Scalar Field Prediction on Meshes Using Interpolated Multi-Resolution Convolutional Neural Networks

TL;DR

This paper introduces a neural network method for predicting scalar fields directly on arbitrary mesh structures, enabling faster analysis in engineering design without fixed grid constraints.

Contribution

The work presents a novel multi-resolution convolutional neural network that interpolates features on meshes for scalar field prediction, extending data-driven methods beyond fixed grids.

Findings

Median R-squared of 0.91 for stress fields on shape datasets

Median R-squared of 0.99 for temperature field in heat conduction

Model performs well on complex, arbitrary mesh structures

Abstract

Scalar fields, such as stress or temperature fields, are often calculated in shape optimization and design problems in engineering.

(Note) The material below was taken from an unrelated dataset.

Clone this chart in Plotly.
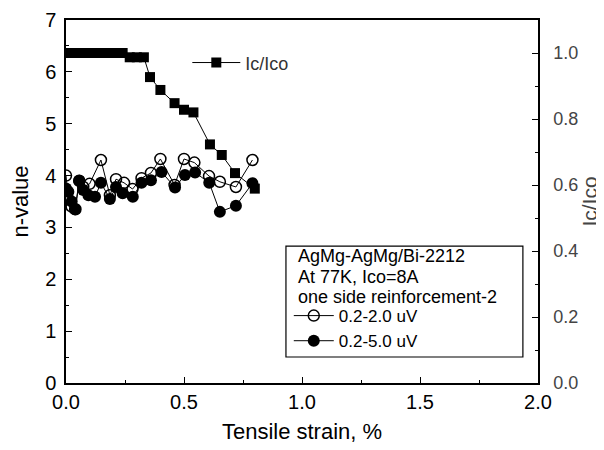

For complex problems where shapes have varying topology and cannot be parametrized, data-driven scalar field prediction can be faster than traditional finite element methods. However, current data-driven techniques to predict scalar fields are limited to a fixed grid domain, instead of arbitrary mesh structures. In this work, we propose a method to predict scalar fields on arbitrary meshes. It uses a convolutional neural network whose feature maps at multiple resolutions are interpolated to node positions before being fed into a multilayer perceptron to predict solutions to partial differential equations at mesh nodes. The model is trained on finite element von Mises stress fields, and once trained it can estimate stress values at each node on any input mesh. Two shape datasets are investigated, and the model has strong performance on both, with a median R-squared value of 0.91. We also demonstrate the model on a temperature field in a heat conduction problem, where its predictions have a median R-squared value of 0.99. Our method provides a potential flexible alternative to finite element analysis in engineering design contexts. Code and datasets are available online.